Genius
By Sophie Elmhirst Published 03 September 2010
My iPhone broke, so I went to the Genius Bar at the Apple store. (Too much brand terminology; my apologies.) They're not shy, Apple, are they? They could have called it the Helpdesk, or the Technicians' Bureau of Geek Know-How, but no, Genius Bar it is. As far as I know (and when it comes to phone technology it's a limited distance), the Genius Bar staff might be extraordinary individuals whose brains dwell in higher places. But they looked pretty normal to me - young, male, good with computers. Extreme helpfulness was probably their most exceptional characteristic. I'll spit it out. I'm just not 100 per cent convinced that everyone working at the Genius Bar was, in fact, a genius.
But how can you tell? No one seems quite sure what constitutes a genius. We have clear examples in history - a triple-headed monster of Shakespeare, Bach and Einstein swoops into view - but their genius is manifest in different ways, through different skills. And it's not quite enough to say that it's someone who's really brilliant at something, or incredibly clever. There's something mystical and other-worldly about genius - you can't put your finger on it, but you know it's there.
Unless you use an IQ test, which nails the matter handily (reductive alarm bells should sound now). I found a website called becomeagenius.net
which performed the useful task of breaking down levels of IQ by worldly function. So an IQ of about 80 made you a "high-school pupil/minimum-wage worker", 160 promotes you to "Rhodes scholar/army general" and 170 equals genius. And there you have a highly simplified, unwittingly hilarious and slightly disturbing lesson in eugenics.

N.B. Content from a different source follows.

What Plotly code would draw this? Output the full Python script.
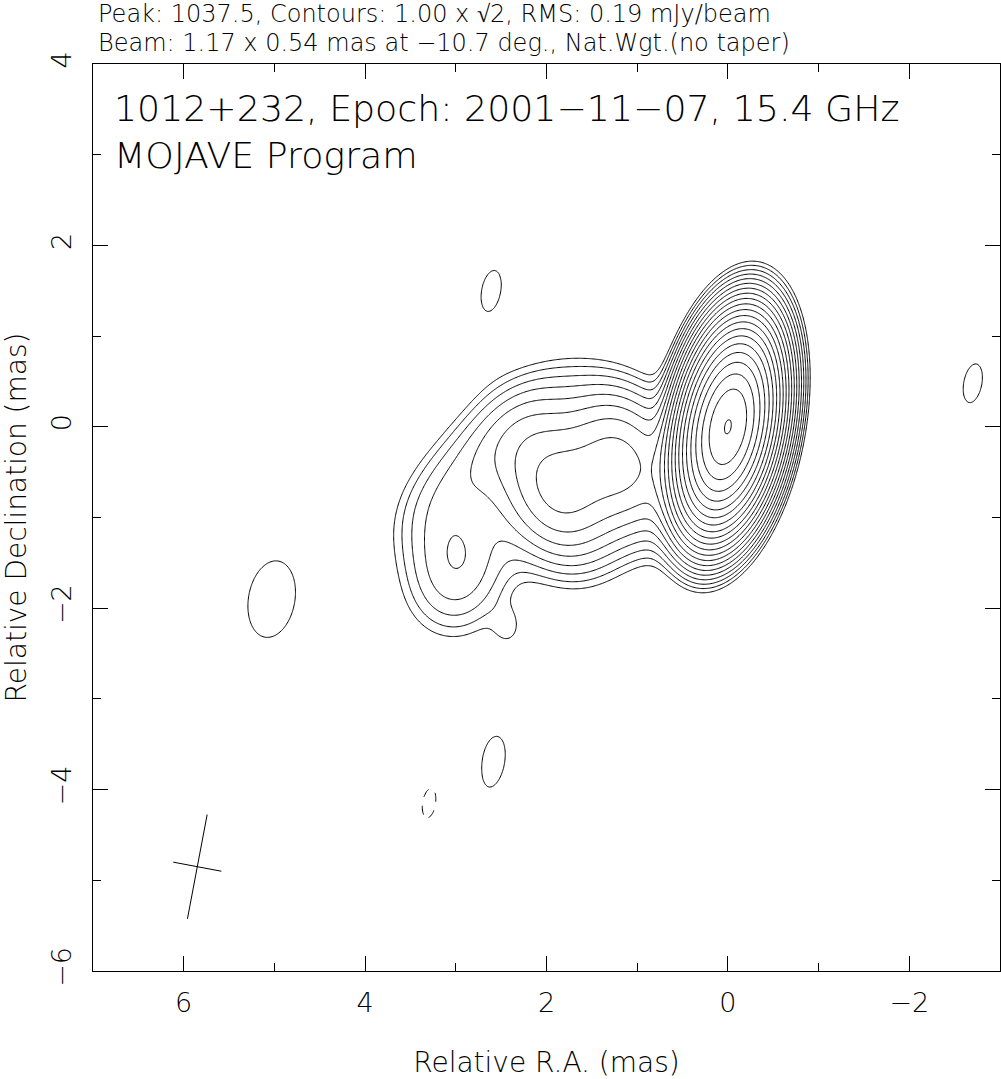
import numpy as np
import plotly.graph_objects as go

# ---------------- data: model components ----------------
# RA offset (mas), Dec offset (mas), peak (mJy/beam), FWHM major/minor (mas), PA (deg, N through E)
comp_name  = ["core", "R1", "R2", "R0", "K", "E1", "E2", "E3", "L", "S",
              "n1", "n2", "n3", "n4", "neg"]
comp_ra    = [0.00, 1.15, 1.90, 1.50, 2.98, 3.10, 2.62, 2.15, 3.10, 2.42,
              2.61, -2.70, 2.60, 5.03, 3.28]
comp_dec   = [0.00, -0.37, -0.68, -0.52, -1.42, -0.65, -0.22, 0.10, -1.90, -2.22,
              1.50, 0.48, -3.70, -1.90, -4.14]
comp_peak  = [1037.5, 9.0, 9.6, 4.0, 3.5, 1.3, 1.7, 1.2, 0.8, 0.9,
              1.11, 1.10, 1.20, 1.38, -1.08]
comp_major = [1.17, 0.80, 0.85, 1.50, 1.10, 1.30, 1.30, 1.20, 0.90, 0.40,
              1.17, 1.17, 1.17, 1.25, 1.17]
comp_minor = [0.54, 1.15, 1.20, 1.20, 0.85, 0.70, 0.70, 0.70, 0.90, 0.30,
              0.54, 0.54, 0.54, 0.75, 0.54]
comp_pa    = [-10.7, 112, 112, 112, 0, -40, -40, -40, 0, 0,
              -10.7, -10.7, -10.7, -10.0, -10.7]

# restoring beam
beam_major = 1.17
beam_minor = 0.54
beam_pa = -10.7
beam_ra = 5.85
beam_dec = -4.85

# contour scheme
base_level = 1.00          # mJy/beam
level_factor = np.sqrt(2)
n_levels = 21

title_line1 = "Peak: 1037.5, Contours: 1.00 x \u221a2, RMS: 0.19 mJy/beam"
title_line2 = "Beam: 1.17 x 0.54 mas at \u221210.7 deg., Nat.Wgt.(no taper)"
label_line1 = "1012+232, Epoch: 2001\u221211\u221207, 15.4 GHz"
label_line2 = "MOJAVE Program"

x_ticks = [6, 4, 2, 0, -2]
x_ticktext = ["6", "4", "2", "0", "\u22122"]
y_ticks = [4, 2, 0, -2, -4, -6]
y_ticktext = ["4", "2", "0", "\u22122", "\u22124", "\u22126"]

# ---------------- build the image ----------------
ra = np.linspace(-3.0, 7.0, 401)
dec = np.linspace(-6.0, 4.0, 401)
RA, DEC = np.meshgrid(ra, dec)
img = np.zeros_like(RA)
for x0, y0, p, mj, mn, pa in zip(comp_ra, comp_dec, comp_peak, comp_major, comp_minor, comp_pa):
    t = np.deg2rad(pa)
    dx, dy = RA - x0, DEC - y0
    a = dx * np.sin(t) + dy * np.cos(t)
    b = dx * np.cos(t) - dy * np.sin(t)
    img += p * np.exp(-4 * np.log(2) * ((a / mj) ** 2 + (b / mn) ** 2))

zpos = np.log(np.clip(img, 1e-4, None) / base_level) / np.log(level_factor)
zneg = np.log(np.clip(-img, 1e-4, None) / base_level) / np.log(level_factor)

FONT = "DejaVu Sans"
W = 200
fig = go.Figure()
fig.add_trace(go.Contour(
    x=ra, y=dec, z=zpos, contours=dict(start=0, end=n_levels - 1, size=1, coloring="none"),
    line=dict(color="black", width=1, smoothing=0.6), showscale=False, hoverinfo="skip"))
fig.add_trace(go.Contour(
    x=ra, y=dec, z=zneg, contours=dict(start=0, end=0, size=1, coloring="none"),
    line=dict(color="black", width=1, dash="dash", smoothing=0.6), showscale=False, hoverinfo="skip"))

# beam cross
t = np.deg2rad(beam_pa)
ux, uy = np.sin(t), np.cos(t)
vx, vy = np.cos(t), -np.sin(t)
fig.add_trace(go.Scatter(
    x=[beam_ra - ux * beam_major / 2, beam_ra + ux * beam_major / 2, None,
       beam_ra - vx * beam_minor / 2, beam_ra + vx * beam_minor / 2],
    y=[beam_dec - uy * beam_major / 2, beam_dec + uy * beam_major / 2, None,
       beam_dec - vy * beam_minor / 2, beam_dec + vy * beam_minor / 2],
    mode="lines", line=dict(color="black", width=1), hoverinfo="skip", showlegend=False))

axis_common = dict(showgrid=False, zeroline=False, showline=True, linecolor="black", linewidth=1,
                   mirror="ticks", ticks="inside", ticklen=15, tickwidth=1, tickcolor="black",
                   tickfont=dict(family=FONT, size=27, color="black", weight=W),
                   minor=dict(dtick=1, ticks="inside", ticklen=8, tickwidth=1, tickcolor="black"))
fig.update_xaxes(range=[7, -3], tickvals=x_ticks, ticktext=x_ticktext,
                 title=dict(text="Relative R.A. (mas)", font=dict(family=FONT, size=28, color="black", weight=W), standoff=34),
                 ticklabelstandoff=8, **axis_common)
fig.update_yaxes(range=[-6, 4], tickvals=y_ticks, ticktext=y_ticktext, tickangle=-90,
                 title=dict(text="Relative Declination (mas)", font=dict(family=FONT, size=28, color="black", weight=W), standoff=12),
                 ticklabelstandoff=10, **axis_common)

def px_to_paper_x(px):
    return (px - 93) / 907.0

def px_to_paper_y(py):
    return (971 - py) / 907.0

fig.add_annotation(text=title_line1, xref="paper", yref="paper", x=px_to_paper_x(96), y=px_to_paper_y(14.5),
                   xanchor="left", yanchor="middle", showarrow=False,
                   font=dict(family=FONT, size=24, color="black", weight=W))
fig.add_annotation(text=title_line2, xref="paper", yref="paper", x=px_to_paper_x(96), y=px_to_paper_y(42.5),
                   xanchor="left", yanchor="middle", showarrow=False,
                   font=dict(family=FONT, size=24, color="black", weight=W))
fig.add_annotation(text=label_line1, xref="paper", yref="paper", x=px_to_paper_x(112), y=px_to_paper_y(108),
                   xanchor="left", yanchor="middle", showarrow=False,
                   font=dict(family=FONT, size=36.3, color="black", weight=W))
fig.add_annotation(text=label_line2, xref="paper", yref="paper", x=px_to_paper_x(112), y=px_to_paper_y(155),
                   xanchor="left", yanchor="middle", showarrow=False,
                   font=dict(family=FONT, size=36.3, color="black", weight=W))

fig.update_layout(width=1001, height=1079, margin=dict(l=93, r=1, t=64, b=108, autoexpand=False),
                  paper_bgcolor="white", plot_bgcolor="white", showlegend=False)
fig.write_html("out.html", config={"displayModeBar": False},
               post_script="document.body.style.margin='0';")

The good news is that if, say, you are squatting low in the ranks, becomeagenius.net is able to direct you in three easy steps to a PayPal page selling The Complete Guide to Genius + Bonuses™, which will, if you're anything like the character in the case study, transform you from being a "dumb-ass" with no job to "a distinguished academic at a world-class university". So, there you have it: genius = $67.